Status

Current state: Draft

Discussion thread: TBD

JIRA: here

Please keep the discussion on the mailing list rather than commenting on the wiki (wiki discussions get unwieldy fast).

Motivation

For stateful applications, one of the biggest performance bottleneck is the state shuffling. In Kafka consumer, there is concept called "rebalance" which means that for given M partitions and N consumers in one consumer group, Kafka will try to balance the load between consumers and ideally have each consumer dealing with M/N partitions. Broker will also adjust the workload dynamically by monitoring consumers' health and handling new consumer join request. The intuition is to avoid processing hot spot and maintain fairness plus liveness of the whole application. However, when the service state is heavy, a rebalance of one partition from instance A to B means huge amount of data transfer. If multiple rebalances are triggered, the whole service could take a very long time to recover. 

The idea of this KIP is to reduce number of rebalances by specifying the consumer member id. Core argument: If the broker recognize this consumer as an existing member, it shouldn't trigger rebalance. The only exception is when leader rejoins the group, because there might be assignment protocol change that needs to be enforced.

Public Interfaces

Right now broker handles consumer state in a two-phase protocol. To be concise here, we only discuss 3 involving states here: RUNNING, PREPARE_REBALANCE and SYNC.

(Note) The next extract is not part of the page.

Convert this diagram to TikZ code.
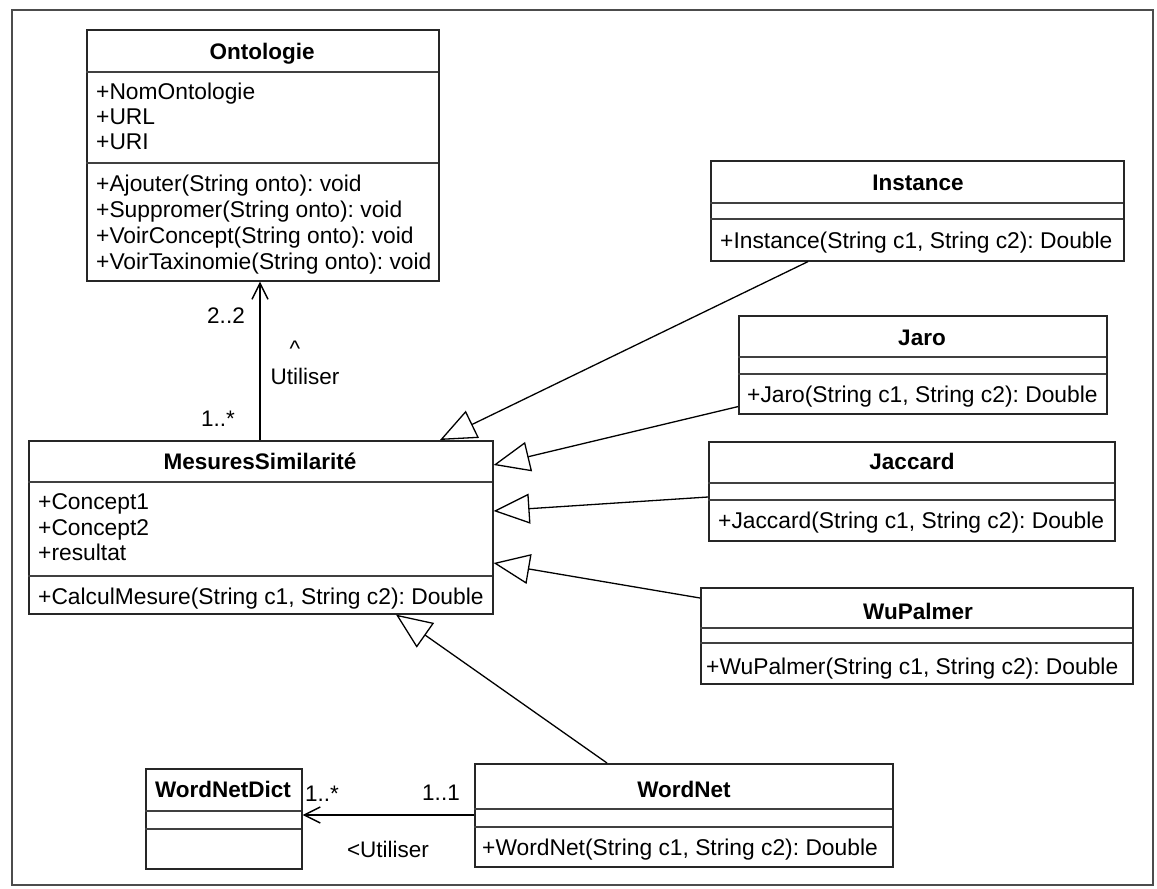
\documentclass[tikz,border=0pt]{standalone}
\usepackage{fontspec}
\setmainfont{Liberation Sans}
\usetikzlibrary{arrows.meta,calc}
\frenchspacing

\tikzset{
  classbox/.style={draw=black!85, line width=1.6pt, anchor=north west, inner sep=0pt, fill=white},
  ctitle/.style={font=\fontsize{22.5}{25}\selectfont\bfseries, inner sep=0pt, text height=15.5pt, text depth=0pt},
  member/.style={font=\fontsize{22.8}{25}\selectfont, anchor=west, inner sep=0pt, text height=15.5pt, text depth=0pt},
  lbl/.style={font=\fontsize{22.5}{25}\selectfont, inner sep=0pt, text height=15.5pt, text depth=0pt},
  sepline/.style={draw=black!75, line width=2pt},
  assoc/.style={draw=black, line width=1.5pt, -{Straight Barb[length=16pt,width=16pt,line width=1.5pt]}},
  inherit/.style={draw=black, line width=1.3pt, -{Triangle[open,length=36pt,width=30pt,fill=white,line width=1.3pt]}},
}

\begin{document}
\begin{tikzpicture}[x=1pt,y=-1pt]
\useasboundingbox (0,0) rectangle (1157,889);
\fill[white] (0,0) rectangle (1157,889);

% outer frame
\draw[line width=1.6pt, black!70] (12,10) rectangle (1153,885);

% ---- Ontologie
\node[classbox, minimum width=352pt, minimum height=251pt] (onto) at (86,29) {};
\draw[sepline] (86,72) -- (438,72);
\draw[sepline] (86,163) -- (438,163);
\node[ctitle] (ontoT) at (262,52) {Ontologie};
\node[member] (onto1) at (96,92) {+NomOntologie};
\node[member] (onto2) at (96,117) {+URL};
\node[member] (onto3) at (96,142) {+URI};
\node[member] (onto4) at (96,184) {+Ajouter(String onto): void};
\node[member] (onto5) at (96,210) {+Suppromer(String onto): void};
\node[member] (onto6) at (96,236) {+VoirConcept(String onto): void};
\node[member] (onto7) at (96,262) {+VoirTaxinomie(String onto): void};

% ---- MesuresSimilarité
\node[classbox, minimum width=464pt, minimum height=173pt] (ms) at (28,440) {};
\draw[sepline] (28,482) -- (492,482);
\draw[sepline] (28,576) -- (492,576);
\node[ctitle] (msT) at (260,462) {MesuresSimilarité};
\node[member] (ms1) at (38,502) {+Concept1};
\node[member] (ms2) at (38,528) {+Concept2};
\node[member] (ms3) at (38,553) {+resultat};
\node[member] (ms4) at (38,597) {+CalculMesure(String c1, String c2): Double};

% ---- Instance
\node[classbox, minimum width=413pt, minimum height=100pt] (inst) at (710,160) {};
\draw[sepline] (710,203) -- (1123,203);
\draw[sepline] (710,219) -- (1123,219);
\node[ctitle] (instT) at (918,183) {Instance};
\node[member] (inst1) at (720,241) {+Instance(String c1, String c2): Double};

% ---- Jaro
\node[classbox, minimum width=368pt, minimum height=98pt] (jaro) at (738,315) {};
\draw[sepline] (738,357) -- (1106,357);
\draw[sepline] (738,374) -- (1106,374);
\node[ctitle] (jaroT) at (922,338) {Jaro};
\node[member] (jaro1) at (747,395) {+Jaro(String c1, String c2): Double};

% ---- Jaccard
\node[classbox, minimum width=406pt, minimum height=99pt] (jac) at (708,441) {};
\draw[sepline] (708,483) -- (1114,483);
\draw[sepline] (708,500) -- (1114,500);
\node[ctitle] (jacT) at (912,462) {Jaccard};
\node[member] (jac1) at (718,521) {+Jaccard(String c1, String c2): Double};

% ---- WuPalmer
\node[classbox, minimum width=432pt, minimum height=96pt] (wu) at (700,587) {};
\draw[sepline] (700,628) -- (1132,628);
\draw[sepline] (700,643) -- (1132,643);
\node[ctitle] (wuT) at (918,612) {WuPalmer};
\node[member] (wu1) at (706,667) {+WuPalmer(String c1, String c2): Double};

% ---- WordNet
\node[classbox, minimum width=418pt, minimum height=103pt] (wn) at (474,763) {};
\draw[sepline] (474,809) -- (892,809);
\draw[sepline] (474,827) -- (892,827);
\node[ctitle] (wnT) at (684,790) {WordNet};
\node[member] (wn1) at (482,848) {+WordNet(String c1, String c2): Double};

% ---- WordNetDict
\node[classbox, minimum width=156pt, minimum height=100pt] (wnd) at (145,768) {};
\draw[sepline] (145,811) -- (301,811);
\draw[sepline] (145,829) -- (301,829);
\node[ctitle] (wndT) at (223,790) {WordNetDict};

% ---- association MesuresSimilarité -> Ontologie
\draw[assoc] ([xshift=232pt]ms.north west) -- ([xshift=174pt]onto.south west);
\node[lbl] (m22) at (226,316) {2..2};
\node[lbl] (caret) at (295,349) {\^{}};
\node[lbl] (util1) at (305,377) {Utiliser};
\node[lbl] (m1s) at (218,419) {1..*};

% ---- association WordNet -> WordNetDict
\draw[assoc] ([yshift=-52pt]wn.north west) -- ([yshift=-47pt]wnd.north east);
\node[lbl] (m1s2) at (322,794) {1..*};
\node[lbl] (m11) at (441,793) {1..1};
\node[lbl] (util2) at (388,850) {<Utiliser};

% ---- generalisations
\draw[inherit] ([xshift=98pt]inst.south west) -- ([xshift=412pt]ms.north west);
\draw[inherit] ([yshift=8pt]jaro.south west) -- ([yshift=-25pt]ms.north east);
\draw[inherit] ([yshift=-56pt]jac.north west) -- ([yshift=-71pt]ms.north east);
\draw[inherit] ([yshift=-11pt]wu.north west) -- ([yshift=-123pt]ms.north east);
\draw[inherit] ([xshift=133pt]wn.north west) -- ([xshift=368pt]ms.south west);
\end{tikzpicture}
\end{document}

In the current architecture, during each rebalance consumer group on broker side will assign new member id with a UUID randomly generated each time. So through restarts, the consumer uses different member ids, which means the rejoin of same consumer will always be treated as "new member". On the client side, consumer will send a JoinGroupRequest with a special UNKNOWN_MEMBER id, which also has no intention to be treated as an existing member.  To make the KIP work, we need to change both client side and server side.

Proposed Changes

On client side, we add a new config called MEMBER_ID in ConsumerConfig. On consumer service init, if the MEMBER_ID config is not set, we shall use the 

def generateMemberIdSuffix = UUID.randomUUID().toString

Compatibility, Deprecation, and Migration Plan

Rejected Alternatives

In this pull request, we did an experimental approach to materialize member id on the instance local disk. This approach could reduce the rebalances as expected, but KIP 345 has a few advantages over it:

  1. It gives users more control of their member id string; this would help for debugging purposes.
  2. It is more cloud-/k8s-and-alike-friendly: when we move an instance from one container to another, we can copy the member id to the config files.
  3. It doe not require the brokers to be able to access another dir on the local disks (think your brokers is deployed on AWS with remote disks mounted).
  4. By allowing consumers to optionally specifying a member id, this rebalance benefit can be easily migrated to connect and streams as well which relies on consumers, even in a cloud environment.